> [SOURCE EXCERPT]
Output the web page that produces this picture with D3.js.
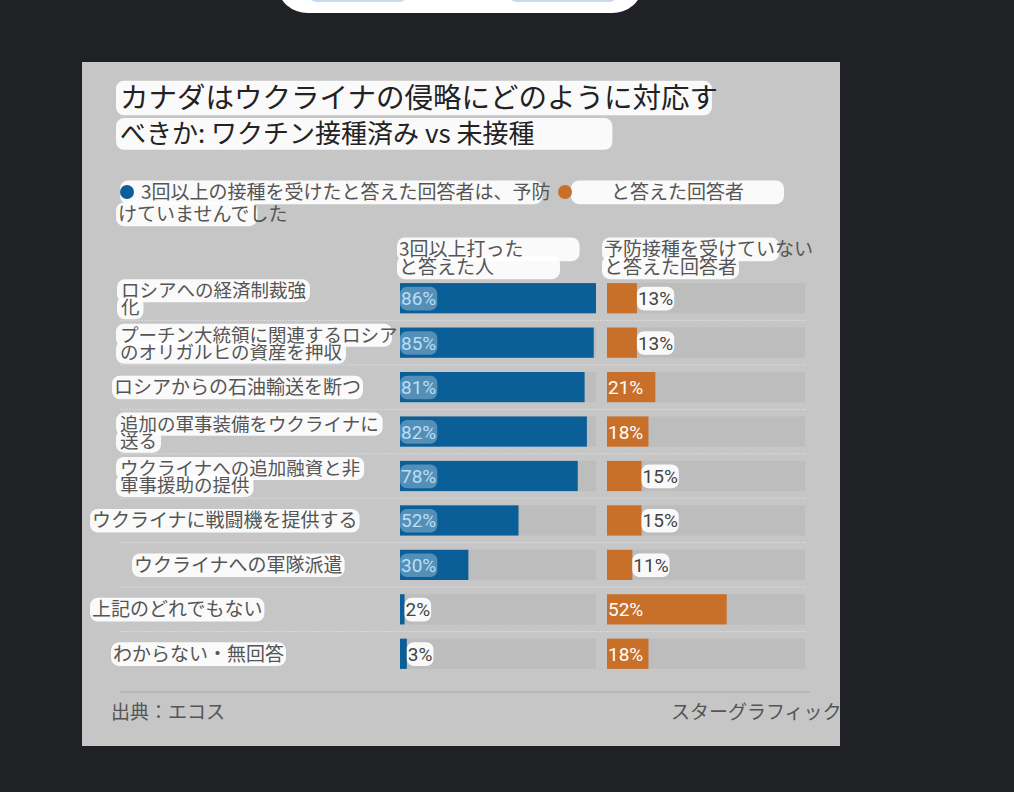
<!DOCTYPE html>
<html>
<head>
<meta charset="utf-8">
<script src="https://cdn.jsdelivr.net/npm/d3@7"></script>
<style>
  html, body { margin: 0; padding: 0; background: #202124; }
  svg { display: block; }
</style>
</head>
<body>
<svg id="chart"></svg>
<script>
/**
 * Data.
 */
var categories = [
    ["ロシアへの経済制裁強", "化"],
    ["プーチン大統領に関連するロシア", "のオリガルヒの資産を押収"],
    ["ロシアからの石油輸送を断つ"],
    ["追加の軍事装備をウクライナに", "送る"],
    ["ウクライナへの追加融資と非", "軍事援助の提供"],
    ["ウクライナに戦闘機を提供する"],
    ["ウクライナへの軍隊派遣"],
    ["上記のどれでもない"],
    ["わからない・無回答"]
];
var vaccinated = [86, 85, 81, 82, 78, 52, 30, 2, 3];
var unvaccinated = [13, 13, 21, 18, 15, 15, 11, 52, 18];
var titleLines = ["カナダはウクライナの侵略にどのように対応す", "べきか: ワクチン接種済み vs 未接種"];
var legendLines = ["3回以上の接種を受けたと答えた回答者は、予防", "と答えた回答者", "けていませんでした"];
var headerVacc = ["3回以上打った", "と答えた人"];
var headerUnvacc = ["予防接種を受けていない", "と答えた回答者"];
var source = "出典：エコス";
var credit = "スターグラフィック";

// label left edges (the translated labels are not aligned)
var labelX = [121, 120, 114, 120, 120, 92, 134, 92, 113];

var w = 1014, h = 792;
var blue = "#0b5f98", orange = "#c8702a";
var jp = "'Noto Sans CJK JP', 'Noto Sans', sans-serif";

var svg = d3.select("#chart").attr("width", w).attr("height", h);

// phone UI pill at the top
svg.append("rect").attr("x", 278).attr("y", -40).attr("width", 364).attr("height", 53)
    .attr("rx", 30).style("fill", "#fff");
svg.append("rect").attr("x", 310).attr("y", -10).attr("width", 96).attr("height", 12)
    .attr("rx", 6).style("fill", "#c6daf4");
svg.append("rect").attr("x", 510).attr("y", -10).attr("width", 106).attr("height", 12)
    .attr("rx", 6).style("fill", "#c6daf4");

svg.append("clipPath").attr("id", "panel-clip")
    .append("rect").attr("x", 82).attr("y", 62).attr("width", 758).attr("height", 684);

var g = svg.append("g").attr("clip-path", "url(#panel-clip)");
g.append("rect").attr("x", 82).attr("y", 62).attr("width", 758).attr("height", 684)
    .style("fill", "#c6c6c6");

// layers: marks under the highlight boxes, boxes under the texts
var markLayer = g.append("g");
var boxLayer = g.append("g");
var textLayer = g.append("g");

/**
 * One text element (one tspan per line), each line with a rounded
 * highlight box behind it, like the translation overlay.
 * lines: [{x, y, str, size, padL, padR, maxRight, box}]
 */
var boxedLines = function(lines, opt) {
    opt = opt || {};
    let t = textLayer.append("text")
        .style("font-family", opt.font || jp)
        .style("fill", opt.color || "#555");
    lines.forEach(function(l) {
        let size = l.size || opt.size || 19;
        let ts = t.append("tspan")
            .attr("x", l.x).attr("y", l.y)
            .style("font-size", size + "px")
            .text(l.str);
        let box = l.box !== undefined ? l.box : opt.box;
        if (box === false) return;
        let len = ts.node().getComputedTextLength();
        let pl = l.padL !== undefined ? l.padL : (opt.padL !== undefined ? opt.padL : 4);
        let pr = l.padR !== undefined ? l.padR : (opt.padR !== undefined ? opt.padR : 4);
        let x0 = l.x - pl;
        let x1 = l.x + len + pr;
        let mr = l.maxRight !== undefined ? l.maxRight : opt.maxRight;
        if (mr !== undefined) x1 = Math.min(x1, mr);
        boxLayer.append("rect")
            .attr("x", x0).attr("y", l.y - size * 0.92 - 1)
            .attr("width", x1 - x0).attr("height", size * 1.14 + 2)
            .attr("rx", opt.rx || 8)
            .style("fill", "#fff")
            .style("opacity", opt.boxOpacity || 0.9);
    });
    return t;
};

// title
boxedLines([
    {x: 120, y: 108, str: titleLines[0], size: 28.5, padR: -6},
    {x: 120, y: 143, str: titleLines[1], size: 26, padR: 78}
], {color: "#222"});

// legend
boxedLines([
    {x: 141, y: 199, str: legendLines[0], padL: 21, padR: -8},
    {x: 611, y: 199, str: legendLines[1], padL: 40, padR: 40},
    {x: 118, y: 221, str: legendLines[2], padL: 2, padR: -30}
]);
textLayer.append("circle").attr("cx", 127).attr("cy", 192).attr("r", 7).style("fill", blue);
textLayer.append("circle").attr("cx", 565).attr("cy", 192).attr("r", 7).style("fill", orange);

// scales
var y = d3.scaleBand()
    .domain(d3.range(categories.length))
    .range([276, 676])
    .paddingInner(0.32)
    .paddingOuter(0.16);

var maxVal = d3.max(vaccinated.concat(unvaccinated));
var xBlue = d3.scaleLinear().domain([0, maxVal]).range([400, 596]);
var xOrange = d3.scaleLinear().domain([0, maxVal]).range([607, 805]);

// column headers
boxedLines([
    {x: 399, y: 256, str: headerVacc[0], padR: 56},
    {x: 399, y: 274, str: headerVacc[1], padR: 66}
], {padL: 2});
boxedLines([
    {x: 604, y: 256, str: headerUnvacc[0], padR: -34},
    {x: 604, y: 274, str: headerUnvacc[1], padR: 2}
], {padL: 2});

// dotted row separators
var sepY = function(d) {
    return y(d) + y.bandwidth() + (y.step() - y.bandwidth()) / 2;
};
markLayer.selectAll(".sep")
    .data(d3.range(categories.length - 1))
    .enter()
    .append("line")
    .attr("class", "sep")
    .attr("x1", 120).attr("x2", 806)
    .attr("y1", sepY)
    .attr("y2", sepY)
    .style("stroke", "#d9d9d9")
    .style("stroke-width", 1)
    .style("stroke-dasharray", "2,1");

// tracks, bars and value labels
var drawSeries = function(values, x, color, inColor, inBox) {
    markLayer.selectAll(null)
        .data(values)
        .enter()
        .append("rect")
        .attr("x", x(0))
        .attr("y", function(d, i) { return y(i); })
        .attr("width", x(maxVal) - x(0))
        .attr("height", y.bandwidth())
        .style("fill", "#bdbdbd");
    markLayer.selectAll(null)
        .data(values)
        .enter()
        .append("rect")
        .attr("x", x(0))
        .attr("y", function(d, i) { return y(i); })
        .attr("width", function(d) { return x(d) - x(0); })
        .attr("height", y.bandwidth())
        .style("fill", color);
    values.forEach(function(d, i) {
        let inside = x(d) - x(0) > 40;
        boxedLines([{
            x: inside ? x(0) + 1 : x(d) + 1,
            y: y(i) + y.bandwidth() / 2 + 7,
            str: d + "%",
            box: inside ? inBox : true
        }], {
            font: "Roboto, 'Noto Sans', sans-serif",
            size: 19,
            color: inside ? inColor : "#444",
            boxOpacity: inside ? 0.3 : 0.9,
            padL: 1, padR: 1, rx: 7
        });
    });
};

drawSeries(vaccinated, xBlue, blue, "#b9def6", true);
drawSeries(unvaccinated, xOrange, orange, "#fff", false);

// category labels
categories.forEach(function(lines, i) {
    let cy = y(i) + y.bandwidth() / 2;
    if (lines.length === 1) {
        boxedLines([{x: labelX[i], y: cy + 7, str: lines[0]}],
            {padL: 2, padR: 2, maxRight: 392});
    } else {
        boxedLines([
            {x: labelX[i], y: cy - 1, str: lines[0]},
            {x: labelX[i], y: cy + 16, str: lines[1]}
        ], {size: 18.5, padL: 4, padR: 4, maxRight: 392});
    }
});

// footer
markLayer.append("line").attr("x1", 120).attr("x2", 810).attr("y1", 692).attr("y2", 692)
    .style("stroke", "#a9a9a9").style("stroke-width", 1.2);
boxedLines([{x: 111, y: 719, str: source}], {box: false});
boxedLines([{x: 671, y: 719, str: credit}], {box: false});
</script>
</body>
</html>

> [DO THIS]
Write out again, exactly, the lines from the start of the listing up to the line containing "134, 92, 113];", with both ends and without pictures.

> [OUTPUT FOR THIS EXERCISE]
Output the web page that produces this picture with D3.js.
<!DOCTYPE html>
<html>
<head>
<meta charset="utf-8">
<script src="https://cdn.jsdelivr.net/npm/d3@7"></script>
<style>
  html, body { margin: 0; padding: 0; background: #202124; }
  svg { display: block; }
</style>
</head>
<body>
<svg id="chart"></svg>
<script>
/**
 * Data.
 */
var categories = [
    ["ロシアへの経済制裁強", "化"],
    ["プーチン大統領に関連するロシア", "のオリガルヒの資産を押収"],
    ["ロシアからの石油輸送を断つ"],
    ["追加の軍事装備をウクライナに", "送る"],
    ["ウクライナへの追加融資と非", "軍事援助の提供"],
    ["ウクライナに戦闘機を提供する"],
    ["ウクライナへの軍隊派遣"],
    ["上記のどれでもない"],
    ["わからない・無回答"]
];
var vaccinated = [86, 85, 81, 82, 78, 52, 30, 2, 3];
var unvaccinated = [13, 13, 21, 18, 15, 15, 11, 52, 18];
var titleLines = ["カナダはウクライナの侵略にどのように対応す", "べきか: ワクチン接種済み vs 未接種"];
var legendLines = ["3回以上の接種を受けたと答えた回答者は、予防", "と答えた回答者", "けていませんでした"];
var headerVacc = ["3回以上打った", "と答えた人"];
var headerUnvacc = ["予防接種を受けていない", "と答えた回答者"];
var source = "出典：エコス";
var credit = "スターグラフィック";

// label left edges (the translated labels are not aligned)
var labelX = [121, 120, 114, 120, 120, 92, 134, 92, 113];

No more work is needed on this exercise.